Eigentlich steht es nicht zur Diskussion, dass alle Kosten, die mit der Erzielung von Einkünften im direkten Zusammenhang stehen, bei der Ermittlung der Steuern als Betriebsausgaben bzw. als Werbungskosten abgezogen werden können. Dabei gibt es wohl nur wenige Kostenkategorien, die so emotional und politisch belastet sind, wie die Bewältigung der Strecke von der Wohnung bis zur ersten Tätigkeitsstätte.
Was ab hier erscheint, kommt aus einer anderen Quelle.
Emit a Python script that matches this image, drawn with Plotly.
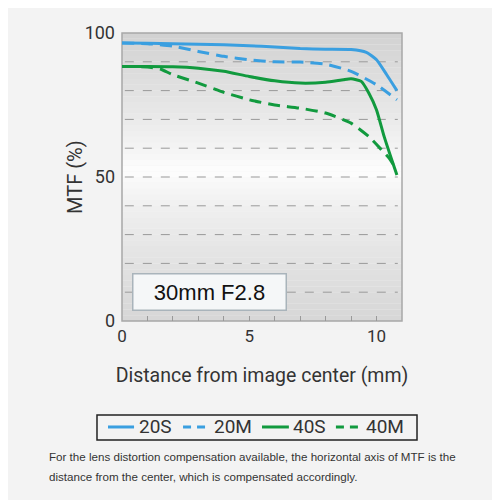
import plotly.graph_objects as go

# MTF values (distance in mm, MTF in %)
x_20s = [0, 1, 2, 3, 4, 5, 6, 7, 8, 9, 9.6, 10, 10.4, 10.8]
y_20s = [96.5, 96.4, 96.3, 96.1, 95.9, 95.6, 95.1, 94.6, 94.4, 94.3, 93.3, 90.7, 85.5, 80.0]

x_20m = [0, 1, 2, 3, 4, 5, 6, 7, 8, 9, 10, 10.8]
y_20m = [96.5, 96.3, 95.4, 93.6, 91.9, 90.7, 90.0, 89.9, 89.2, 86.7, 82.0, 76.8]

x_40s = [0, 1, 2, 3, 4, 5, 6, 7, 8, 8.7, 9, 9.4, 9.7, 10, 10.3, 10.6, 10.8]
y_40s = [88.4, 88.4, 88.3, 87.8, 86.7, 84.9, 83.4, 82.6, 82.9, 83.8, 84.1, 83.2, 79.1, 73.3, 64.0, 55.9, 50.7]

x_40m = [0, 1, 1.5, 2, 3, 4, 5, 6, 7, 8, 9, 9.7, 10.2, 10.5, 10.8]
y_40m = [88.4, 88.2, 87.5, 85.5, 82.6, 79.4, 76.8, 75.0, 73.9, 72.2, 68.7, 64.0, 59.4, 56.5, 52.4]

series = [
    ("20S", x_20s, y_20s, "#3a9fe0", "solid"),
    ("20M", x_20m, y_20m, "#3a9fe0", "dash"),
    ("40S", x_40s, y_40s, "#119a3e", "solid"),
    ("40M", x_40m, y_40m, "#119a3e", "dash"),
]

x_ticks = [0, 5, 10]
y_ticks = [0, 50, 100]

fig = go.Figure()
for name, xs, ys, col, dash in series:
    fig.add_trace(go.Scatter(x=xs, y=ys, mode="lines", name=name, showlegend=False,
                             line=dict(color=col, width=3,
                                       dash="12px,7px" if dash == "dash" else "solid",
                                       shape="spline", smoothing=0.5)))

# gradient background for the plot area (grey at top/bottom, white near middle)
shapes = []
n = 50
for i in range(n):
    t = (i + 0.5) / n  # 0 bottom, 1 top
    if t > 0.52:
        k = (t - 0.52) / 0.48
        v = int(255 - 45 * k ** 0.8)
    else:
        k = (0.52 - t) / 0.52
        v = int(255 - 40 * k ** 0.7)
    shapes.append(dict(type="rect", xref="paper", yref="paper", x0=0, x1=1,
                       y0=i / n, y1=(i + 1) / n, fillcolor=f"rgb({v},{v},{v})",
                       line=dict(width=0), layer="below"))
shapes.append(dict(type="rect", xref="paper", yref="paper", x0=0, x1=1, y0=0, y1=1,
                   line=dict(color="#a8a8a8", width=1.5), layer="below"))
# dashed grid lines
for g in range(10, 100, 10):
    shapes.append(dict(type="line", xref="paper", yref="y", x0=0.01, x1=0.985, y0=g, y1=g,
                       line=dict(color="#999999", width=1, dash="dash"), layer="below"))

# hand-made legend box below the axis title
shapes.append(dict(type="rect", xref="paper", yref="paper", x0=-0.0893, x1=1.0536,
                   y0=-0.413, y1=-0.326, line=dict(color="#222", width=1.5)))
leg_pos = [(-0.05, 0.043, 0.054), (0.218, 0.307, 0.321), (0.5, 0.596, 0.604), (0.764, 0.85, 0.864)]
annotations = []
for (name, _, _, col, dash), (lx0, lx1, tx) in zip(series, leg_pos):
    shapes.append(dict(type="line", xref="paper", yref="paper", x0=lx0, x1=lx1, y0=-0.368, y1=-0.368,
                       line=dict(color=col, width=3, dash="8px,6px" if dash == "dash" else "solid")))
    annotations.append(dict(text=name, xref="paper", yref="paper", x=tx, y=-0.368,
                            xanchor="left", yanchor="middle", showarrow=False,
                            font=dict(size=19, color="#333")))

annotations += [
    dict(text="MTF (%)", xref="paper", yref="paper", x=-0.168, y=0.5, textangle=-90,
         xanchor="center", yanchor="middle", showarrow=False,
         font=dict(size=20, color="#333")),
    dict(text="30mm F2.8", xref="paper", yref="paper", x=0.314, y=0.102,
         xanchor="center", yanchor="middle",
         showarrow=False, font=dict(size=22, color="#111", family="Liberation Sans, Arial"),
         bgcolor="#f5f7f8", bordercolor="#a9b4bb", borderwidth=1.5, borderpad=5, width=142),
    dict(text="For the lens distortion compensation available, the horizontal axis of MTF is the",
         xref="paper", yref="paper", x=-0.268, y=(321 - 456) / 288, xanchor="left", yanchor="middle",
         showarrow=False, font=dict(size=11.6, color="#333", family="Liberation Sans, Arial")),
    dict(text="distance from the center, which is compensated accordingly.",
         xref="paper", yref="paper", x=-0.268, y=(321 - 477) / 288, xanchor="left", yanchor="middle",
         showarrow=False, font=dict(size=11.6, color="#333", family="Liberation Sans, Arial")),
]

# page body adds 8px offset, so margins are shifted to compensate
fig.update_layout(
    width=500, height=500,
    margin=dict(l=114, r=106, t=25, b=187),
    paper_bgcolor="#f3f3f3",
    plot_bgcolor="rgba(0,0,0,0)",
    shapes=shapes,
    annotations=annotations,
    showlegend=False,
    font=dict(family="Roboto, Liberation Sans, sans-serif", color="#333"),
    xaxis=dict(range=[0, 11], tickvals=x_ticks, showgrid=False, zeroline=False, automargin=False,
               ticks="inside", ticklen=5, tickcolor="#999",
               minor=dict(ticks="inside", ticklen=5, tickcolor="#999", dtick=1),
               tickfont=dict(size=17, color="#333"), ticklabelstandoff=3,
               title=dict(text="Distance from image center (mm)", font=dict(size=19.5, color="#333"), standoff=23)),
    yaxis=dict(range=[0, 100], tickvals=y_ticks, showgrid=False, zeroline=False, automargin=False,
               tickfont=dict(size=18, color="#333"), ticklabelstandoff=6),
)

fig.write_html("out.html")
Bei normalen Dienstreisen werden „einfach“ die Kosten berücksichtigt, die angefallen sind. Wenn der Berufstätige mit dem privaten Auto unterwegs war, können zur Vereinfachung 30 Cent je tatsächlich zurückgelegten Kilometer berücksichtigt werden. Ist der fahrbare Untersatz ein Motorrad oder ein Moped, können 20 Cent notiert werden. In früheren Zeiten gab es noch gesonderte Beträge für Beifahrer, Kleintransporter oder Radfahrer, doch die sind wegrationalisiert worden.

Bei der Berücksichtigung der Wegstrecken für Berufspendler möchte der Gesetzgeber einerseits positive ökologische Signale senden und die Berufstätigen mehr oder weniger sanft dazu überreden, auf kürzere Wege oder auf den öffentlichen Personennahverkehr auszuweichen. Bei der nächsten Erhöhung der Energiesteuer wird dann andererseits nach Möglichkeiten gesucht, die Berufspendler als Kompensation zu entlasten.

Jedenfalls gilt aktuell die gesetzliche Regelung, dass jeder Berufstätige einen Betrag in Höhe von 30 Cent für jeden Arbeitstag und für jeden vollen (einfachen) Entfernungskilometer zwischen der Wohnung und der ersten Tätigkeitsstätte bei seiner Steuerberechnung berücksichtigen darf. Dabei ist unerheblich, welches Verkehrsmittel er nutzt. Im Jahr 2021 soll diese Pauschale auf 35 Cent steigen. Im Falle bestimmter körperlicher Beeinträchtigungen können bereits heute die tatsächlichen Kosten oder die Entfernungspauschale in Höhe von 60 Cent angesetzt werden.

Es gibt allerdings auch Kolleginnen und Kollegen, die sehr weit weg von der Arbeit wohnen. Wenn sich dann der Jahresbetrag durch die Entfernungspauschale auf mehr als 4.500 Euro addiert, kann der übersteigende Betrag nur bei Verwendung eines Autos steuerlich geltend gemacht werden. Die Freunde des ÖPNV sind damit nur scheinbar benachteiligt, denn üblicherweise kosten die Jahrestickets weniger. Für den Fall, dass es trotzdem nicht reicht, können dann wieder die tatsächlichen Kosten hervorgeholt werden.